Audio and message flow
- Clients send binary microphone audio over the websocket.
- The websocket wire format expects mono signed `16-bit PCM` audio at `24kHz`.
- The internal frontend explicitly resamples to `24kHz` before sending.
- Clients can also send JSON:
- `type: "user_message"`
- `data.text`
- optional `data.attachments`
- The server validates attachments for websocket `user_message` payloads before processing them.
- Attachment guardrails on websocket messages:
- maximum 5 files
- maximum 10 MB each
- allowed MIME families: images, PDF, plain text, XML, and SQLite
Server -> client events
- The realtime websocket currently sends JSON events such as:
- `session.created`
- `speech_started`
- `speech_stopped`
- `response.cancelled`
- `error`
- Audio responses are streamed back as binary websocket frames.
- `TtsAgent` additionally sends text-sidecar events such as:
- `text` with `role: user|assistant`
- `speaking.done`
- Internal chat also listens to org websocket events from the TTS path:
- `voice_thinking_started`
- `voice_thinking_ended`
Automation and takeover behavior
- Realtime agents refresh automation state from the conversation while the session is running.

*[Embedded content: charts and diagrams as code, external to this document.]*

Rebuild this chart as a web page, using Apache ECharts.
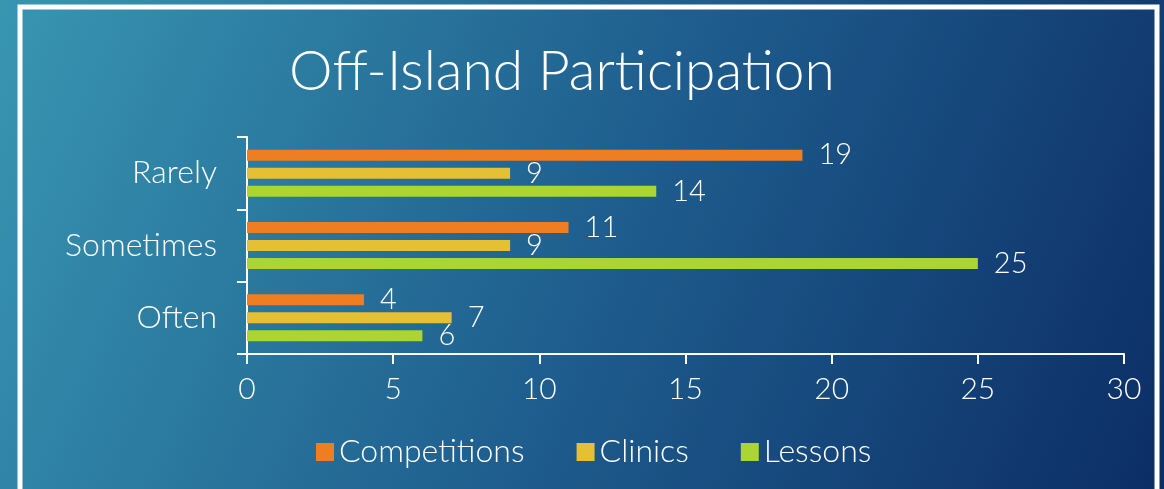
<!DOCTYPE html>
<html>
<head>
<meta charset="utf-8">
<title>Off-Island Participation</title>
<script src="https://cdn.jsdelivr.net/npm/echarts@6/dist/echarts.min.js"></script>
<style>
    html, body {
        margin: 0;
        padding: 0;
        width: 1164px;
        height: 489px;
        overflow: hidden;
    }
    #participationChart {
        width: 1164px;
        height: 489px;
    }
</style>
</head>
<body>
<div id="participationChart"></div>
<script>
// categories, bottom to top as the y axis draws them
const categories = ['Often', 'Sometimes', 'Rarely'];
const competitions = [4, 11, 19];
const clinics = [7, 9, 9];
const lessons = [6, 25, 14];
const xTicks = [0, 5, 10, 15, 20, 25, 30];

const FONT = 'Lato, "Noto Sans", sans-serif';
const TEXT = '#ffffff';

const chartDom = document.getElementById('participationChart');
const chart = echarts.init(chartDom, null, { renderer: 'canvas' });

const makeSeries = (name, data, color) => ({
    name: name,
    type: 'bar',
    data: data,
    barWidth: 11,
    barGap: '64%',
    itemStyle: {
        color: color
    },
    label: {
        show: true,
        position: 'right',
        distance: 16,
        color: TEXT,
        fontFamily: FONT,
        fontWeight: 300,
        fontSize: 29
    }
});

const option = {
    backgroundColor: new echarts.graphic.LinearGradient(0, 0, 1, 1, [
        { offset: 0, color: '#3896b1' },
        { offset: 0.5, color: '#1f5f8f' },
        { offset: 1, color: '#0c2d66' }
    ]),
    animation: false,
    textStyle: {
        fontFamily: FONT
    },
    graphic: [
        {
            type: 'rect',
            shape: { x: 20, y: 7, width: 1137, height: 520 },
            style: { fill: 'none', stroke: '#ffffff', lineWidth: 5 },
            silent: true
        }
    ],
    title: {
        text: 'Off-Island Participation',
        left: 284,
        top: 40,
        textStyle: {
            color: TEXT,
            fontFamily: FONT,
            fontWeight: 300,
            fontSize: 55
        }
    },
    legend: {
        data: ['Competitions', 'Clinics', 'Lessons'],
        left: 311,
        top: 431,
        icon: 'rect',
        itemWidth: 18,
        itemHeight: 18,
        itemGap: 52,
        textStyle: {
            color: TEXT,
            fontFamily: FONT,
            fontWeight: 300,
            fontSize: 32
        }
    },
    grid: {
        left: 247,
        right: 40,
        top: 137,
        bottom: 135
    },
    xAxis: {
        type: 'value',
        min: xTicks[0],
        max: xTicks[xTicks.length - 1],
        interval: 5,
        splitLine: { show: false },
        axisLine: {
            show: true,
            lineStyle: { color: '#ffffff', width: 2 }
        },
        axisTick: {
            show: true,
            length: 10,
            lineStyle: { color: '#ffffff', width: 2 }
        },
        axisLabel: {
            color: TEXT,
            fontFamily: FONT,
            fontWeight: 300,
            fontSize: 30,
            margin: 20
        }
    },
    yAxis: {
        type: 'category',
        data: categories,
        axisLine: {
            show: true,
            lineStyle: { color: '#ffffff', width: 2 }
        },
        axisTick: {
            show: true,
            length: 10,
            lineStyle: { color: '#ffffff', width: 2 }
        },
        axisLabel: {
            color: TEXT,
            fontFamily: FONT,
            fontWeight: 300,
            fontSize: 32,
            margin: 30
        }
    },
    series: [
        makeSeries('Competitions', competitions, '#ef7d22'),
        makeSeries('Clinics', clinics, '#e5c034'),
        makeSeries('Lessons', lessons, '#acd533')
    ]
};

chart.setOption(option);

window.addEventListener('resize', () => {
    chart.resize();
});
</script>
</body>
</html>
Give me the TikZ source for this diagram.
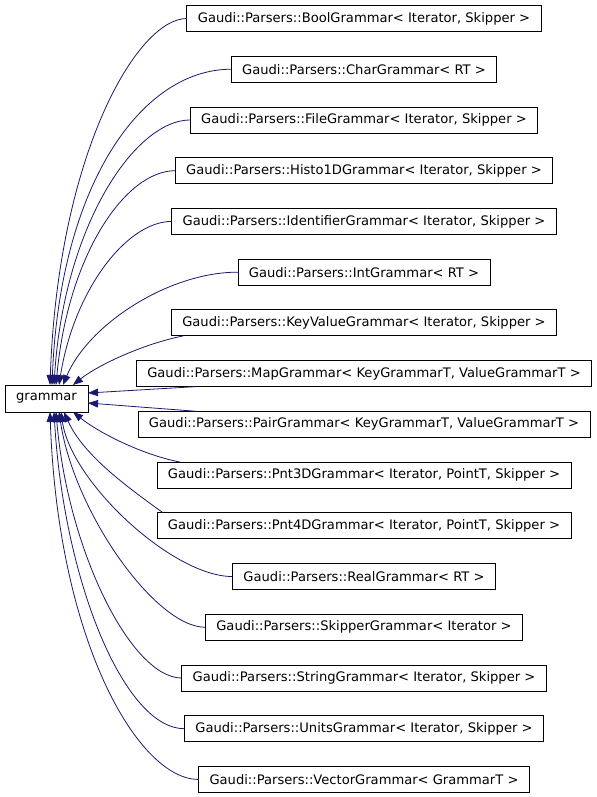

- If automation is disabled on the conversation, the voice session stays connected and still saves user messages, but skips AI response generation.
- If the organization is out of tokens when voice starts, the server sets the conversation to `waiting_for_operator` and closes the realtime websocket with code `4008`.
- Native realtime paths also re-check token usage after each response and close with `4008` when the balance reaches zero.